WASHINGTON: President Barack Obama has welcomed Prime Minister Narendra Modi’s recent condemnation of religious-based violent acts and his assurance that his government will give equal respect to all religions, the White House said, in what is developing into an awkward diplomatic undercurrent between Washington and New Delhi.
The US President’s comments came in response to a petition in December to the White House by a US-based Sikh group that pressed Obama to ask the Indian prime minister why the Indian constitution labels Sikhs as Hindus in Article 25-2-(b). The White House reply to the petition, forced by the 125,000 signatures it claimed to have garnered, did not reveal if Obama indeed raised the matter with Modi, but it cited the President’s mention of the importance of religious freedom and tolerance in India in his January 27 Siri Fort speech.

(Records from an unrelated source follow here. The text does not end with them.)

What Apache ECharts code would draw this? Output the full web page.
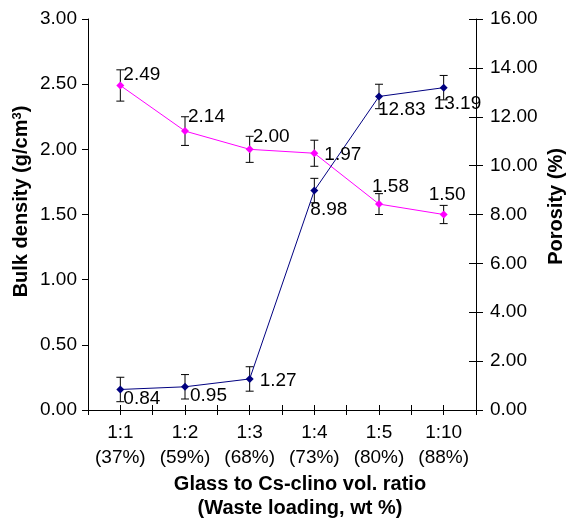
<!DOCTYPE html>
<html>
<head>
<meta charset="utf-8">
<script src="https://cdn.jsdelivr.net/npm/echarts@6/dist/echarts.min.js"></script>
<style>html,body{margin:0;padding:0;background:#fff}#c{width:566px;height:518px}</style>
</head>
<body>
<div id="c"></div>
<script>
var categories = ['1:1\n(37%)', '1:2\n(59%)', '1:3\n(68%)', '1:4\n(73%)', '1:5\n(80%)', '1:10\n(88%)'];
var bulkDensity = [2.49, 2.14, 2.00, 1.97, 1.58, 1.50];
var bulkError = [0.12, 0.11, 0.10, 0.10, 0.08, 0.07];
var porosity = [0.84, 0.95, 1.27, 8.98, 12.83, 13.19];
var porosityError = [0.5, 0.5, 0.5, 0.5, 0.5, 0.5];

// label placement (style, kept apart from data)
var bulkLabelOffsets = [[3,-11],[3,-14],[3,-13],[10,2],[-7,-17],[-15,-20]];
var porLabelOffsets = [[3,9],[5,9],[10,2],[-4,19],[-1,13],[-10,16]];

var FONT = 'Liberation Sans';
var FS = 19;
var chart = echarts.init(document.getElementById('c'));

function withLabels(values, offsets) {
  return values.map(function (v, i) {
    return {
      value: v,
      label: {
        show: true, position: 'inside', align: 'left', verticalAlign: 'middle',
        offset: offsets[i], formatter: function (p) { return p.value.toFixed(2); },
        color: '#000', fontSize: FS, fontFamily: FONT
      }
    };
  });
}

function errorSeries(values, errs, yIdx) {
  return {
    type: 'custom', xAxisIndex: 0, yAxisIndex: yIdx, z: 1, silent: true,
    data: values.map(function (v, i) { return [i, v - errs[i], v + errs[i]]; }),
    renderItem: function (params, api) {
      var lo = api.coord([api.value(0), api.value(1)]);
      var hi = api.coord([api.value(0), api.value(2)]);
      var w = 4;
      var st = { stroke: '#000', lineWidth: 1 };
      return { type: 'group', children: [
        { type: 'line', shape: { x1: lo[0], y1: lo[1], x2: hi[0], y2: hi[1] }, style: st },
        { type: 'line', shape: { x1: lo[0]-w, y1: lo[1], x2: lo[0]+w, y2: lo[1] }, style: st },
        { type: 'line', shape: { x1: hi[0]-w, y1: hi[1], x2: hi[0]+w, y2: hi[1] }, style: st }
      ]};
    }
  };
}

var axisLine = { show: true, lineStyle: { color: '#000', width: 1 } };
function xAx(showLabel, inside, align) {
  return {
    type: 'category', data: categories, position: 'bottom', boundaryGap: true,
    axisLine: showLabel ? axisLine : { show: false },
    axisTick: { show: true, inside: inside, alignWithLabel: align, interval: 0, length: 5, lineStyle: { color: '#000' } },
    axisLabel: showLabel ? { show: true, interval: 0, color: '#000', fontSize: FS, fontFamily: FONT, lineHeight: 25, margin: 10 } : { show: false },
    name: showLabel ? 'Glass to Cs-clino vol. ratio\n(Waste loading, wt %)' : '',
    nameLocation: 'middle', nameGap: 62, nameMoveOverlap: false,
    nameTextStyle: { color: '#000', fontSize: 20, fontWeight: 'bold', fontFamily: FONT, lineHeight: 24, padding: [0, 0, 0, 36] },
    splitLine: { show: false }
  };
}

chart.setOption({
  animation: false,
  grid: { left: 88, right: 90, top: 19, bottom: 108, outerBoundsMode: 'none', containLabel: false },
  xAxis: [xAx(true, false, false), xAx(false, true, false), xAx(false, false, true), xAx(false, true, true)],
  yAxis: [
    {
      type: 'value', position: 'left', min: 0, max: 3, interval: 0.5,
      axisLine: axisLine,
      axisTick: { show: true, length: 6, lineStyle: { color: '#000' } },
      axisLabel: { color: '#000', fontSize: FS, fontFamily: FONT, margin: 11, formatter: function (v) { return v.toFixed(2); } },
      splitLine: { show: false },
      name: 'Bulk density (g/cm{sup|3})', nameLocation: 'middle', nameGap: 56, nameRotate: 90, nameMoveOverlap: false,
      nameTextStyle: { color: '#000', fontSize: 20, fontWeight: 'bold', fontFamily: FONT, padding: [0, 0, 0, 26],
        rich: { sup: { fontSize: 13, fontWeight: 'bold', fontFamily: FONT, color: '#000', verticalAlign: 'top', padding: [0,0,8,0] } } }
    },
    {
      type: 'value', position: 'right', min: 0, max: 16, interval: 2,
      axisLine: axisLine,
      axisTick: { show: true, length: 7, lineStyle: { color: '#000' } },
      axisLabel: { color: '#000', fontSize: FS, fontFamily: FONT, margin: 14, formatter: function (v) { return v.toFixed(2); } },
      splitLine: { show: false },
      name: 'Porosity (%)', nameLocation: 'middle', nameGap: 70, nameRotate: 90, nameMoveOverlap: false,
      nameTextStyle: { color: '#000', fontSize: 20, fontWeight: 'bold', fontFamily: FONT, padding: [0, 0, 0, 16] }
    },
    {
      type: 'value', position: 'right', min: 0, max: 16, interval: 2,
      axisLine: { show: false },
      axisTick: { show: true, inside: true, length: 7, lineStyle: { color: '#000' } },
      axisLabel: { show: false }, splitLine: { show: false }
    }
  ],
  series: [
    errorSeries(bulkDensity, bulkError, 0),
    errorSeries(porosity, porosityError, 1),
    {
      type: 'line', name: 'Bulk density', xAxisIndex: 0, yAxisIndex: 0, z: 3,
      data: withLabels(bulkDensity, bulkLabelOffsets),
      symbol: 'diamond', symbolSize: 8, showAllSymbol: true,
      lineStyle: { color: '#FF00FF', width: 1 }, itemStyle: { color: '#FF00FF' }
    },
    {
      type: 'line', name: 'Porosity', xAxisIndex: 0, yAxisIndex: 1, z: 3,
      data: withLabels(porosity, porLabelOffsets),
      symbol: 'diamond', symbolSize: 8, showAllSymbol: true,
      lineStyle: { color: '#000080', width: 1 }, itemStyle: { color: '#000080' }
    }
  ]
});
</script>
</body>
</html>
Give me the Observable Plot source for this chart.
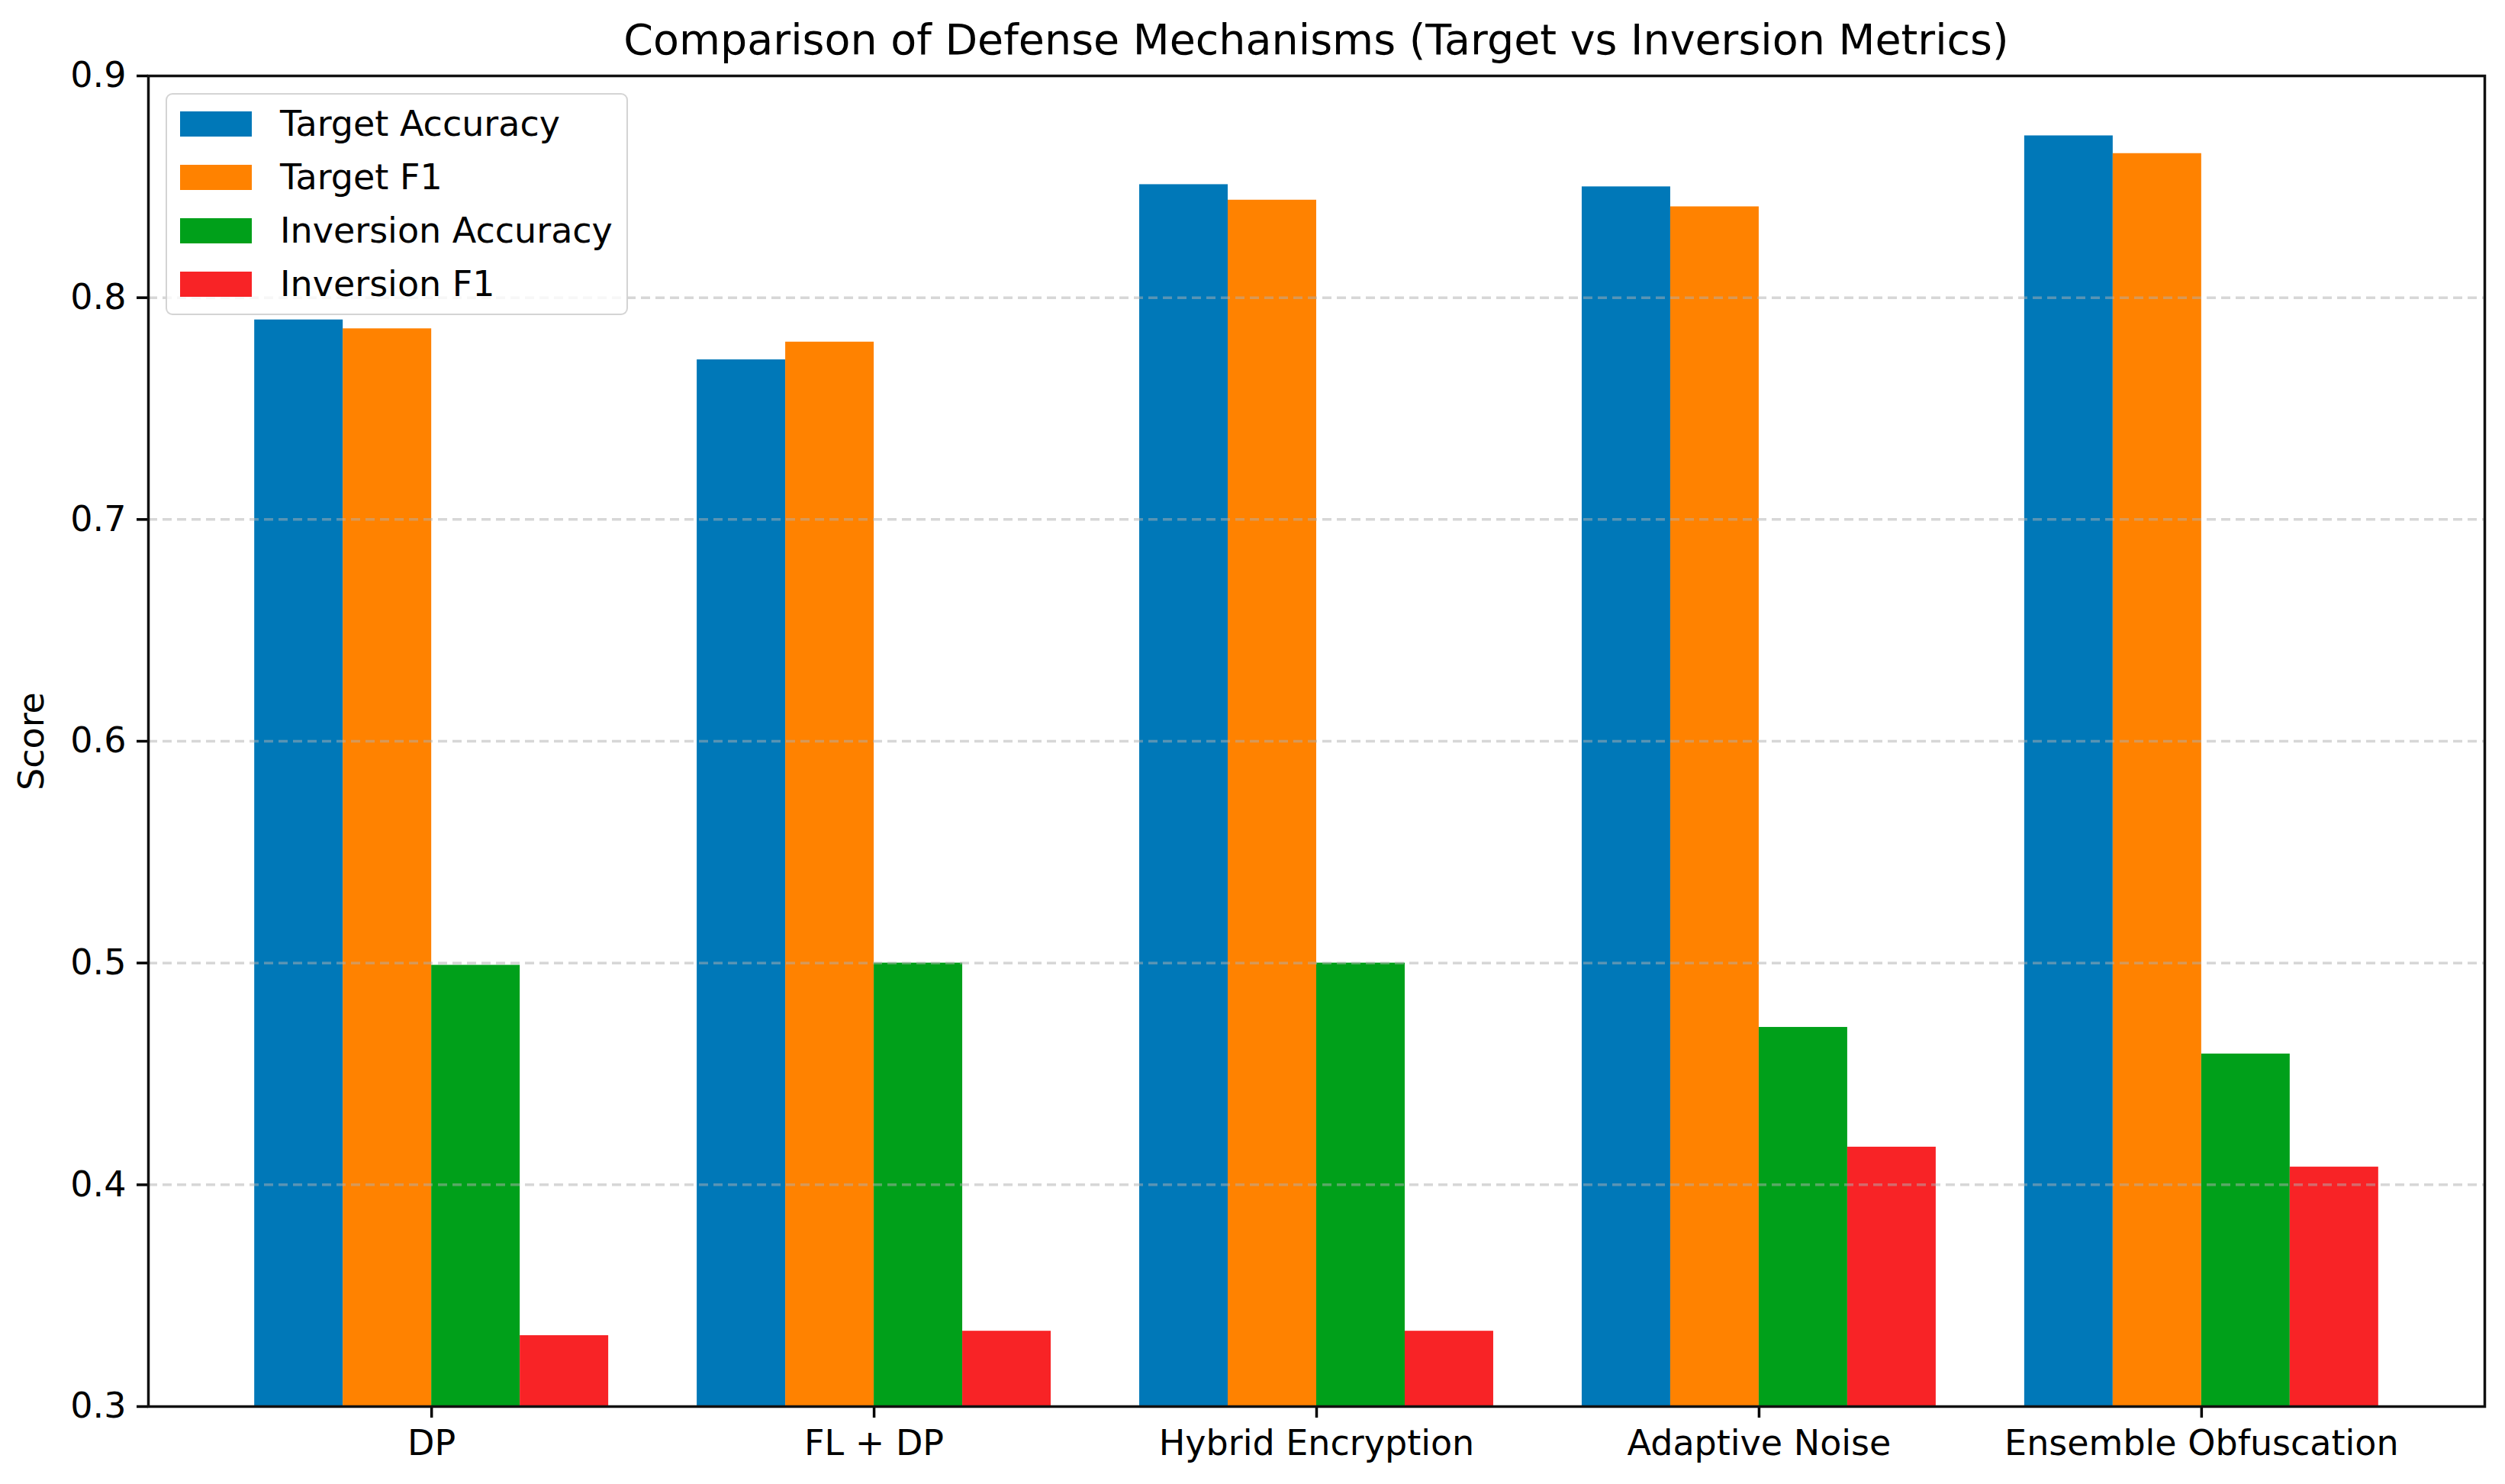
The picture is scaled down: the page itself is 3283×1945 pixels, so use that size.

In the address, which raised a lot of eyebrows in India, Obama underscored that India’s success depended on the nation not being ”splintered along the lines of religious faith.” The President, the White House added in its response to the Sikh group’s petition, ”welcomed Prime Minister Modi’s February 17 condemnation of religious-based violent acts, and his assurance that his government will give equal respect to all religions.”
The issue, amplified by the media, has irked Indian government officials keen on elevating the conversation to the more expansive aspects of US-India ties. In private sidebar conversations, the officials dismiss the idea that Obama is being censorious of the BJP government or India, saying the US President is only making a broad point that applies equally to the United States, given frequent incidents of racial and religious profiling in America, including that of Muslims and Sikhs, and ethnic violence of the kind directed at Sureshbhai Patel, the Indian grandfather who was assaulted by policemen in Alabama.
Some interlocutors have also pointed to the irony of Obama haring it to Saudi Arabia, a medieval monarchy with little or no human rights to speak of, soon after his lecture to India. American Presidents have long bowed and scraped before Saudi overlords, mainly on account of the country’s dependence on the kingdom’s oil, and its record of demanding human and religious rights in many of its client states is equally suspect.But the White House response to the Sikh petition also cited Obama words that ”In both our countries, in India and in America, our diversity is our strength,” while asserting ”We are committed to working with India to reaffirm this principle not just within our own countries but around the world.” Obama also made positive references to India’s secularism during a summit on countering violent extremism, citing the success of Muslim business leaders in India – ”a country with one of the world’s largest Muslim populations.”The Sikhs For Justice group which petitioned the White House has long used the US judicial system to torment Indian political leadership, including Sonia Gandhi and Narendra Modi, in an effort to highlight grievances that include claims of ”genocide” against Sikhs in India, which had a Sikh Prime Minister for a decade.